On 6/28/22 2:12 PM, Junio C Hamano wrote:
Ævar Arnfjörð Bjarmason <avarab@xxxxxxxxx> writes:
Do we care in this case? I really don't know, but perhaps we can declare
"dedup" using the same facility we're using to wildcard-match keys, and
either make that optional or the default, e.g.:
GIT_TRACE2_CONFIG_PARAMS='*:dedup,core.*:'
I.e. to make it a list of <glob>[:<options>].
Maybe not worth the effort...
I happen to think that the trace output is primarily for machine
consumption (i.e. if you want to make it readable by humans, it is
OK to require them to pre-process).
How does this "duplicate output" come about? If it is because
end-user configuration files have multiple entries that are either
list-valued or relying on last-one-wins semantics, I suspect that it
is better not to prematurely filter these at the trace generation
side (which by definition is an opration that loses information).
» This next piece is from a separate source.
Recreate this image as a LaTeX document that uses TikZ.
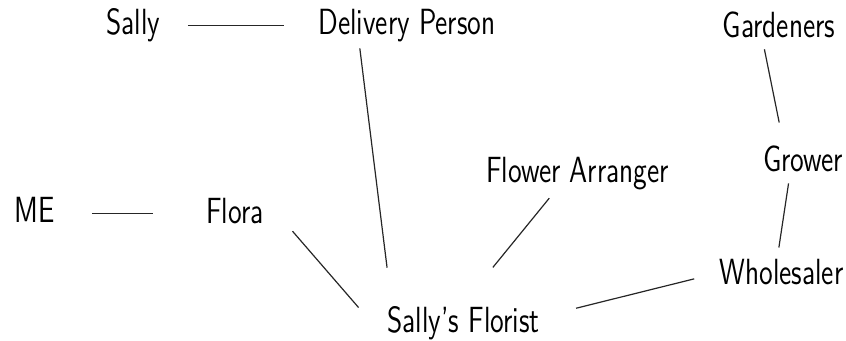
\documentclass[tikz,border=0pt]{standalone}
\usepackage{tikz}
\usetikzlibrary{calc}

\newcommand{\tallname}[1]{\scalebox{1}[1.3]{#1}}

\begin{document}
\begin{tikzpicture}[x=0.5pt, y=-0.5pt,
		who/.style={anchor=base, inner sep=0pt, text height=12.6pt, text depth=3.5pt, font=\sffamily\fontsize{14}{17}\selectfont},
		tie/.style={line width=0.6pt, black!85}]
		\useasboundingbox (0,0) rectangle (846,341);
		\node[who] (sally) at (133.5,35) {\tallname{Sally}};
		\node[who] (delivery) at (407,35) {\tallname{Delivery Person}};
		\node[who] (gardeners) at (779,38) {\tallname{Gardeners}};
		\node[who] (grower) at (803,172) {\tallname{Grower}};
		\node[who] (arranger) at (577.5,183) {\tallname{Flower Arranger}};
		\node[who] (me) at (34.5,223) {\tallname{ME}};
		\node[who] (flora) at (235,224) {\tallname{Flora}};
		\node[who] (wholesaler) at (781.5,285) {\tallname{Wholesaler}};
		\node[who] (florist) at (463.5,333) {\tallname{Sally's Florist}};
		\draw[tie, shorten <=13.5pt, shorten >=17pt] (sally.east) -- (delivery.west);
		\draw[tie, shorten <=18.5pt, shorten >=26.5pt] (me.east) -- (me.east -| flora.west);
		\draw[tie, shorten <=3pt, shorten >=20pt] (delivery.199) -- (florist.167);
		\draw[tie, shorten <=21.7pt, shorten >=21.7pt] (flora.north east) -- (florist.south west);
		\draw[tie, shorten <=5pt, shorten >=25.8pt] (arranger.217) -- (florist.101);
		\draw[tie, shorten <=2pt, shorten >=12.2pt] (gardeners.227) -- (grower.139);
		\draw[tie, shorten <=2pt, shorten >=6pt] (grower.230) -- (wholesaler.105);
		\draw[tie, shorten <=12.9pt, shorten >=18.6pt] (wholesaler.177) -- (florist.5);
	\end{tikzpicture}
\end{document}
So, to me, it smells that the whole "dedup at the source" thing is
not just not worth the effort but is misguided.
I agree. Let's not try to dedup these. IIRC, the tr2_cfg_cb()
machinery runs during a "read early" or "read very early" scan of
the config values and the program is still starting up (in some
sense). For example, the command line may not have been fully
processed yet (again, IIRC). So injecting a call here to force an
explicit lookup could cause problems.
And you'll be arbitrarily taking the first value, which is probably
the system level setting rather than the last value, which is probably
the local setting. So the output would be misleading.
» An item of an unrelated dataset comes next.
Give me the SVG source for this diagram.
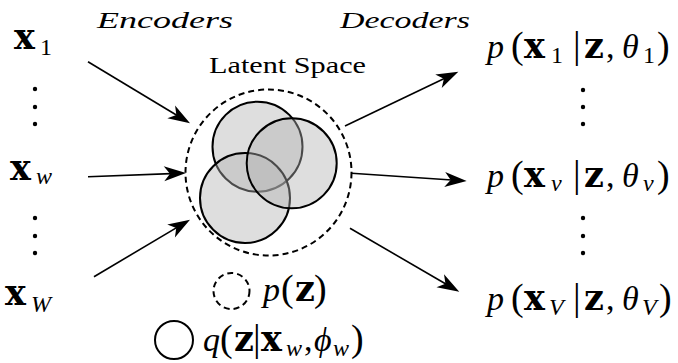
<svg xmlns="http://www.w3.org/2000/svg" width="678" height="363" viewBox="0 0 678 363">
<style>
text { font-family: 'Liberation Serif', 'DejaVu Serif', serif; fill: #000; }
.m { font-size: 34px; }
.s { font-size: 24px; }
.i { font-style: italic; }
.pa { font-size: 38px; }
.b { font-family: 'DejaVu Serif', 'Liberation Serif', serif; font-weight: bold; font-size: 35px; }
.conn line { stroke: #000; stroke-width: 1.6; fill: none; marker-end: url(#arr); }
.lat { fill: #b0b0b0; fill-opacity: 0.42; stroke: #000; stroke-width: 2; }
.dash { fill: none; stroke: #000; stroke-width: 2; stroke-dasharray: 6 4; }
.dot { fill: #000; }
</style>
<defs>
<marker id="arr" markerUnits="userSpaceOnUse" markerWidth="26" markerHeight="18" viewBox="-1 -9 26 18" refX="7" refY="0" orient="auto">
<path d="M22,0 L0,-7.5 L6,0 L0,7.5 Z" fill="#000"/>
</marker>
</defs>
<rect width="678" height="363" fill="#fff"/>

<g id="label-encoders"><text class="i" x="97" y="28" font-size="24" textLength="136" lengthAdjust="spacingAndGlyphs">Encoders</text></g>
<g id="label-decoders"><text class="i" x="340" y="28" font-size="24" textLength="130" lengthAdjust="spacingAndGlyphs">Decoders</text></g>

<g id="input-x1"><text><tspan class="b" x="14" y="49">x</tspan><tspan class="s" x="40" y="55">1</tspan></text></g>
<g id="dots-left-1"><circle class="dot" cx="35" cy="89" r="2.2"/><circle class="dot" cx="35" cy="107" r="2.2"/><circle class="dot" cx="35" cy="124" r="2.2"/></g>
<g id="input-xw"><text><tspan class="b" x="10" y="180">x</tspan><tspan class="s i" x="36" y="184">w</tspan></text></g>
<g id="dots-left-2"><circle class="dot" cx="35" cy="218" r="2.2"/><circle class="dot" cx="35" cy="236" r="2.2"/><circle class="dot" cx="35" cy="253" r="2.2"/></g>
<g id="input-xW"><text><tspan class="b" x="5" y="305">x</tspan><tspan class="s i" x="31" y="312">W</tspan></text></g>

<g id="latent-space">
<text x="209" y="73" font-size="23" textLength="157" lengthAdjust="spacingAndGlyphs">Latent Space</text>
<circle class="dash" cx="268.5" cy="172.5" r="83"/>
<circle class="lat" cx="257.5" cy="146.7" r="45"/>
<circle class="lat" cx="245" cy="198" r="45"/>
<circle class="lat" cx="291.7" cy="163.3" r="45"/>
</g>

<g id="output-1"><text class="m"><tspan class="i" x="487" y="58">p</tspan><tspan class="pa" x="511" y="58">(</tspan><tspan class="b" x="524" y="58">x</tspan><tspan class="s" x="551" y="63">1</tspan><tspan class="pa" x="573" y="58">|</tspan><tspan class="b" x="584" y="58">z</tspan><tspan x="606" y="58">,</tspan><tspan class="i" x="622" y="58">θ</tspan><tspan class="s" x="643" y="63">1</tspan><tspan class="pa" x="657" y="58">)</tspan></text></g>
<g id="dots-right-1"><circle class="dot" cx="583" cy="90" r="2.2"/><circle class="dot" cx="583" cy="107" r="2.2"/><circle class="dot" cx="583" cy="124" r="2.2"/></g>
<g id="output-v"><text class="m"><tspan class="i" x="487" y="187">p</tspan><tspan class="pa" x="511" y="187">(</tspan><tspan class="b" x="524" y="187">x</tspan><tspan class="s i" x="551" y="191">v</tspan><tspan class="pa" x="573" y="187">|</tspan><tspan class="b" x="584" y="187">z</tspan><tspan x="606" y="187">,</tspan><tspan class="i" x="622" y="187">θ</tspan><tspan class="s i" x="643" y="191">v</tspan><tspan class="pa" x="657" y="187">)</tspan></text></g>
<g id="dots-right-2"><circle class="dot" cx="583" cy="218" r="2.2"/><circle class="dot" cx="583" cy="236" r="2.2"/><circle class="dot" cx="583" cy="253" r="2.2"/></g>
<g id="output-V"><text class="m"><tspan class="i" x="487" y="310">p</tspan><tspan class="pa" x="511" y="310">(</tspan><tspan class="b" x="524" y="310">x</tspan><tspan class="s i" x="549" y="315">V</tspan><tspan class="pa" x="573" y="310">|</tspan><tspan class="b" x="584" y="310">z</tspan><tspan x="606" y="310">,</tspan><tspan class="i" x="622" y="310">θ</tspan><tspan class="s i" x="642" y="315">V</tspan><tspan class="pa" x="659" y="310">)</tspan></text></g>

<g id="legend-prior">
<circle class="dash" cx="231.5" cy="291" r="18"/>
<text class="m"><tspan class="i" x="263" y="301">p</tspan><tspan class="pa" x="281" y="301">(</tspan><tspan class="b" x="295" y="301">z</tspan><tspan class="pa" x="314" y="301">)</tspan></text>
</g>
<g id="legend-posterior">
<circle cx="174" cy="340" r="19" fill="none" stroke="#000" stroke-width="2"/>
<text class="m"><tspan class="i" x="203" y="351">q</tspan><tspan class="pa" x="220" y="351">(</tspan><tspan class="b" x="234" y="351">z</tspan><tspan class="pa" x="253" y="351">|</tspan><tspan class="b" x="261" y="351">x</tspan><tspan class="s i" x="286" y="356">w</tspan><tspan x="304" y="351">,</tspan><tspan class="i" x="314" y="351">ϕ</tspan><tspan class="s i" x="333" y="356">w</tspan><tspan class="pa" x="351" y="351">)</tspan></text>
</g>

<g id="connectors" class="conn">
<line x1="88" y1="61.7" x2="177.2" y2="115.5"/>
<line x1="88" y1="176.7" x2="171" y2="173.6"/>
<line x1="94" y1="276.7" x2="177.1" y2="227.4"/>
<line x1="345" y1="126" x2="444.8" y2="78.2"/>
<line x1="351.7" y1="173.3" x2="451.7" y2="180"/>
<line x1="350" y1="228.3" x2="446.3" y2="284.2"/>
</g>
</svg>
And I don't think it is worth the effort. Let's just log the
context (system, global, local) as you described in the previous
version and be happy that we get multiple-but-now-qualified values.
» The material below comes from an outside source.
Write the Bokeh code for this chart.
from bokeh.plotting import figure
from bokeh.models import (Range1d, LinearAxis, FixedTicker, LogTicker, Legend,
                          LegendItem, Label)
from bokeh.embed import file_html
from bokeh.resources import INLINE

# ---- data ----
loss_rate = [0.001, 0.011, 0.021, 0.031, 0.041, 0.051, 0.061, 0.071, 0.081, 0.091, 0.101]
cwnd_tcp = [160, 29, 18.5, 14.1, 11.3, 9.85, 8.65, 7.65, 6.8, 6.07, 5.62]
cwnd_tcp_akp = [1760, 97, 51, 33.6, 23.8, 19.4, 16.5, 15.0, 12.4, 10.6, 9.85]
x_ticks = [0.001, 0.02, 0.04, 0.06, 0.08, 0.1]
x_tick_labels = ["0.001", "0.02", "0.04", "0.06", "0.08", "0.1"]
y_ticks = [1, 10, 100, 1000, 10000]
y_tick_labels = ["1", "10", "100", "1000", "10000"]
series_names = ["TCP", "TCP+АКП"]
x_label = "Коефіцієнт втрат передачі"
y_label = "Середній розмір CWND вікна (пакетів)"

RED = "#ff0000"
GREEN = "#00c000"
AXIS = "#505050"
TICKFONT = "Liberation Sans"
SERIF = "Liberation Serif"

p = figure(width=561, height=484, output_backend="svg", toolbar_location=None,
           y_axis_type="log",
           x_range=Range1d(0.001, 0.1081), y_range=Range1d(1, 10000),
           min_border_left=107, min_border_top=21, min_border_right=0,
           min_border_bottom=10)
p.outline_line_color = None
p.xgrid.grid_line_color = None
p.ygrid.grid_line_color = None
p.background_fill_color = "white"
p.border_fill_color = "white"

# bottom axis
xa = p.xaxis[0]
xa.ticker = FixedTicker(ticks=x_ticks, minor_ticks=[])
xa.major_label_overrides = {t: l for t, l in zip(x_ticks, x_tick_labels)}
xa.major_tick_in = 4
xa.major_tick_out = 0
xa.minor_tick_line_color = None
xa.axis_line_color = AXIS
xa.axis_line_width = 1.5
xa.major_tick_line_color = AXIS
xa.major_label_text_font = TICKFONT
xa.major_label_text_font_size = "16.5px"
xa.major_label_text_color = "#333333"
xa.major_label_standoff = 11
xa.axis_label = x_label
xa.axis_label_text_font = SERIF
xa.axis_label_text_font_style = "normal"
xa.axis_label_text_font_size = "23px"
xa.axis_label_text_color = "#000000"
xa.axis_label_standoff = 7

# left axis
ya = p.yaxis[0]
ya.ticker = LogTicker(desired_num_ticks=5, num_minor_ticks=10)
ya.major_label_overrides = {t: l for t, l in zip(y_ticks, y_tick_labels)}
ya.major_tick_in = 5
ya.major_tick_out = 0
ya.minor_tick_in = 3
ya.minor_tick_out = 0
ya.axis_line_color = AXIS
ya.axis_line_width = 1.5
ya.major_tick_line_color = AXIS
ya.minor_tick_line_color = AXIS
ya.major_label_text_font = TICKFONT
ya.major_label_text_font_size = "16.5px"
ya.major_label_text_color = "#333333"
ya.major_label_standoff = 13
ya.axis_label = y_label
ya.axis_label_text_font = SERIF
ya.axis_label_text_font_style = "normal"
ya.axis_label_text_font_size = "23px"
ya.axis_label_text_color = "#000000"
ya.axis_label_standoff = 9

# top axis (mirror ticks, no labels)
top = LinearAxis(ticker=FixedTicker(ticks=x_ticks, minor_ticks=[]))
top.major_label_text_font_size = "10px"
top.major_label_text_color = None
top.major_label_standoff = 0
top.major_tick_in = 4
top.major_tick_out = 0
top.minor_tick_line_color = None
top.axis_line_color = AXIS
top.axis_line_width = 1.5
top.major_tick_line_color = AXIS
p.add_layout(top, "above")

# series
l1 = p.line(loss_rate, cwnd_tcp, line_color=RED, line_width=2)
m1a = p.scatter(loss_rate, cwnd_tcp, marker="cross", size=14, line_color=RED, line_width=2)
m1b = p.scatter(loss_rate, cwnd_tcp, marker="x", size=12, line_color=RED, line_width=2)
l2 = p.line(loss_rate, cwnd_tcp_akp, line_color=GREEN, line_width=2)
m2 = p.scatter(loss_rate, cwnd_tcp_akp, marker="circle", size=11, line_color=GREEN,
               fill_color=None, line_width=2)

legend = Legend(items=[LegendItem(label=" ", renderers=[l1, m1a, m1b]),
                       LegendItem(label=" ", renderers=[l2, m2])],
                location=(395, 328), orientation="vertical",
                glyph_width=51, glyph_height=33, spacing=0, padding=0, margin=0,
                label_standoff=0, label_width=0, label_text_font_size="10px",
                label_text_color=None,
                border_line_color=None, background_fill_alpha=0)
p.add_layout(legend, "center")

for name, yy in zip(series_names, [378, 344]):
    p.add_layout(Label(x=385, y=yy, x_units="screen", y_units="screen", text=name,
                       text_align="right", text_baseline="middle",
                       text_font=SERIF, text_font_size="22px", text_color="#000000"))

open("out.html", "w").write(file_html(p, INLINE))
This was intended as a machine-readable feature to allow telemetry
post-processing to group or filter command events. For example, if
we want to do some "feature-x" is ON or OFF and compute averages
for the ONs and averages for the OFFs and compare them. Such post-
processing has (I'm assuming) in the past always looked at the last
value logged. And I assume that that would not change here with the
additional qualification.
Also, your new qualification would help us answer support questions
using telemetry where a user thought they had a feature on (say
globally) but was actually off at another level (say locally).